• EXERCISE DESCRIPTION: Review the lines that follow and copy each one that contains the word "this".

• RECORDED DATA:
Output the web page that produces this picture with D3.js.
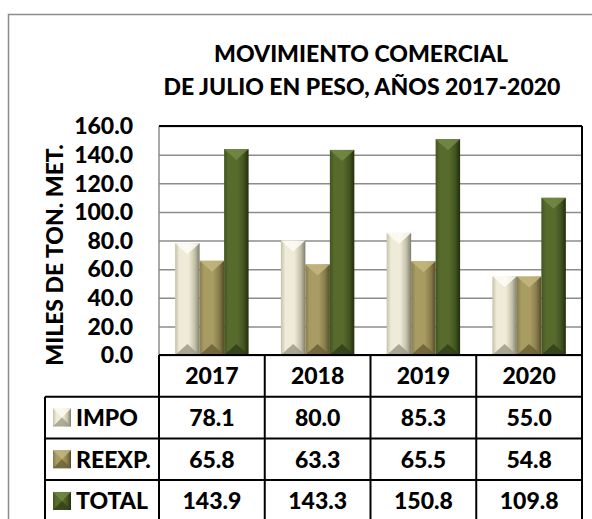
<!DOCTYPE html>
<html>
<head>
<meta charset="utf-8">
<script src="https://cdn.jsdelivr.net/npm/d3@7"></script>
<style>
  body { margin: 0; background: #fff; }
  svg { display: block; font-family: Lato, "Open Sans", sans-serif; font-weight: 900; }
</style>
</head>
<body>
<svg id="chart" width="592" height="519"></svg>
<script>
// data
const years = ['2017', '2018', '2019', '2020'];
const seriesNames = ['IMPO', 'REEXP.', 'TOTAL'];
const impo = [78.1, 80.0, 85.3, 55.0];
const reexp = [65.8, 63.3, 65.5, 54.8];
const total = [143.9, 143.3, 150.8, 109.8];
const yTicks = [0, 20, 40, 60, 80, 100, 120, 140, 160];

const seriesValues = [impo, reexp, total];
// colours per series
const palette = [
  { dark: '#7f7e6e', light: '#efebd9', mid: '#c4c1aa', top: '#fdfcf4', bot: '#9d9b86' },
  { dark: '#554c2a', light: '#a89c63', mid: '#887c4a', top: '#c4b77d', bot: '#6a6036' },
  { dark: '#222d0d', light: '#576b2d', mid: '#435420', top: '#738a45', bot: '#313f18' }
];

const fs = '23px';
const svg = d3.select('#chart');

// outer frame
svg.append('rect')
  .attr('x', 8.5).attr('y', 14.5).attr('width', 620).attr('height', 560)
  .attr('fill', 'none').attr('stroke', '#8c8c8c').attr('stroke-width', 1.5);

// title
svg.append('text').attr('x', 361).attr('y', 62).attr('text-anchor', 'middle')
  .style('font-size', fs).text('MOVIMIENTO COMERCIAL');
svg.append('text').attr('x', 362).attr('y', 95).attr('text-anchor', 'middle')
  .style('font-size', fs).text('DE JULIO EN PESO, AÑOS 2017-2020');

const pLeft = 159, pRight = 582, pTop = 126, pBottom = 355;

const y = d3.scaleLinear().domain([0, 160]).range([pBottom, pTop]);
const x = d3.scaleBand().domain(years).range([pLeft, pRight]).padding(0);
const xs = d3.scaleBand().domain(seriesNames).range([0, x.bandwidth()])
  .paddingInner(0).paddingOuter(0.66);

// gridlines
svg.append('g')
  .attr('transform', `translate(${pLeft},0)`)
  .call(d3.axisLeft(y).tickValues(yTicks).tickSize(-(pRight - pLeft)).tickFormat(''))
  .call(g => g.select('.domain').remove())
  .call(g => g.selectAll('line').attr('stroke', '#8c8c8c').attr('stroke-width', 1.5));

// y tick labels
svg.append('g').selectAll('text').data(yTicks).enter().append('text')
  .attr('x', 133).attr('y', d => y(d)).attr('dy', '0.36em')
  .attr('text-anchor', 'end').style('font-size', fs)
  .text(d => d.toFixed(1));

// y title
svg.append('text')
  .attr('transform', 'translate(63,255) rotate(-90)')
  .attr('text-anchor', 'middle').style('font-size', fs)
  .text('MILES DE TON. MET.');

// gradients
const defs = svg.append('defs');
palette.forEach((p, i) => {
  const g = defs.append('linearGradient').attr('id', 'grad' + i)
    .attr('x1', '0%').attr('x2', '100%').attr('y1', '0%').attr('y2', '0%');
  g.append('stop').attr('offset', '0%').attr('stop-color', p.mid);
  g.append('stop').attr('offset', '18%').attr('stop-color', p.light);
  g.append('stop').attr('offset', '55%').attr('stop-color', p.light);
  g.append('stop').attr('offset', '80%').attr('stop-color', p.mid);
  g.append('stop').attr('offset', '100%').attr('stop-color', p.dark);
});

// bars
const bars = [];
years.forEach((yr, j) => {
  seriesNames.forEach((s, i) => {
    bars.push({ year: yr, si: i, value: seriesValues[i][j] });
  });
});

const barG = svg.append('g').selectAll('g').data(bars).enter().append('g');
barG.each(function (d) {
  const g = d3.select(this);
  const x0 = x(d.year) + xs(seriesNames[d.si]);
  const w = xs.bandwidth();
  const y0 = y(d.value);
  const h = pBottom - y0;
  const p = palette[d.si];
  const f = Math.min(w * 0.45, h / 2);
  g.append('rect').attr('x', x0).attr('y', y0).attr('width', w).attr('height', h)
    .attr('fill', `url(#grad${d.si})`);
  // top facet
  g.append('path')
    .attr('d', `M${x0},${y0}L${x0 + w},${y0}L${x0 + w / 2},${y0 + f}Z`)
    .attr('fill', p.top).attr('opacity', 0.85);
  // bottom facet
  g.append('path')
    .attr('d', `M${x0},${pBottom}L${x0 + w},${pBottom}L${x0 + w / 2},${pBottom - f}Z`)
    .attr('fill', p.bot).attr('opacity', 0.85);
});

// plot borders
svg.append('line').attr('x1', pLeft).attr('x2', pLeft).attr('y1', pTop).attr('y2', pBottom)
  .attr('stroke', '#8c8c8c').attr('stroke-width', 1.5);
svg.append('line').attr('x1', pLeft).attr('x2', pRight).attr('y1', pTop).attr('y2', pTop)
  .attr('stroke', '#000').attr('stroke-width', 2);
svg.append('line').attr('x1', pRight).attr('x2', pRight).attr('y1', pTop).attr('y2', 530)
  .attr('stroke', '#000').attr('stroke-width', 2);

// data table
const rowH = 41.7;
const tableLeft = 45;
const rowsY = [0, 1, 2, 3].map(k => pBottom + k * rowH);
const tbl = svg.append('g');

tbl.append('line').attr('x1', pLeft).attr('x2', pRight).attr('y1', pBottom).attr('y2', pBottom)
  .attr('stroke', '#000').attr('stroke-width', 2);
[1, 2, 3, 4].forEach(k => {
  tbl.append('line').attr('x1', tableLeft).attr('x2', pRight)
    .attr('y1', pBottom + k * rowH).attr('y2', pBottom + k * rowH)
    .attr('stroke', '#000').attr('stroke-width', 2);
});
years.forEach(yr => {
  tbl.append('line').attr('x1', x(yr)).attr('x2', x(yr)).attr('y1', pBottom).attr('y2', 530)
    .attr('stroke', '#000').attr('stroke-width', 2);
});
tbl.append('line').attr('x1', tableLeft).attr('x2', tableLeft).attr('y1', pBottom + rowH).attr('y2', 530)
  .attr('stroke', '#000').attr('stroke-width', 2);

// header
tbl.selectAll('.hdr').data(years).enter().append('text')
  .attr('x', d => x(d) + x.bandwidth() / 2).attr('y', pBottom + rowH / 2).attr('dy', '0.36em')
  .attr('text-anchor', 'middle').style('font-size', fs).text(d => d);

// rows
seriesNames.forEach((s, i) => {
  const cy = rowsY[i + 1] + rowH / 2;
  const p = palette[i];
  tbl.append('rect').attr('x', 53).attr('y', cy - 9).attr('width', 18).attr('height', 18)
    .attr('fill', `url(#grad${i})`);
  tbl.append('path').attr('d', `M53,${cy - 9}L71,${cy - 9}L62,${cy}Z`).attr('fill', p.top).attr('opacity', 0.8);
  tbl.append('path').attr('d', `M53,${cy + 9}L71,${cy + 9}L62,${cy}Z`).attr('fill', p.bot).attr('opacity', 0.8);
  tbl.append('text').attr('x', 76).attr('y', cy).attr('dy', '0.36em')
    .style('font-size', fs).text(s);
  tbl.selectAll('.v' + i).data(years).enter().append('text')
    .attr('x', d => x(d) + x.bandwidth() / 2).attr('y', cy).attr('dy', '0.36em')
    .attr('text-anchor', 'middle').style('font-size', fs)
    .text((d, j) => seriesValues[i][j].toFixed(1));
});
</script>
</body>
</html>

• OUTPUT:
Output the web page that produces this picture with D3.js.
  const g = d3.select(this);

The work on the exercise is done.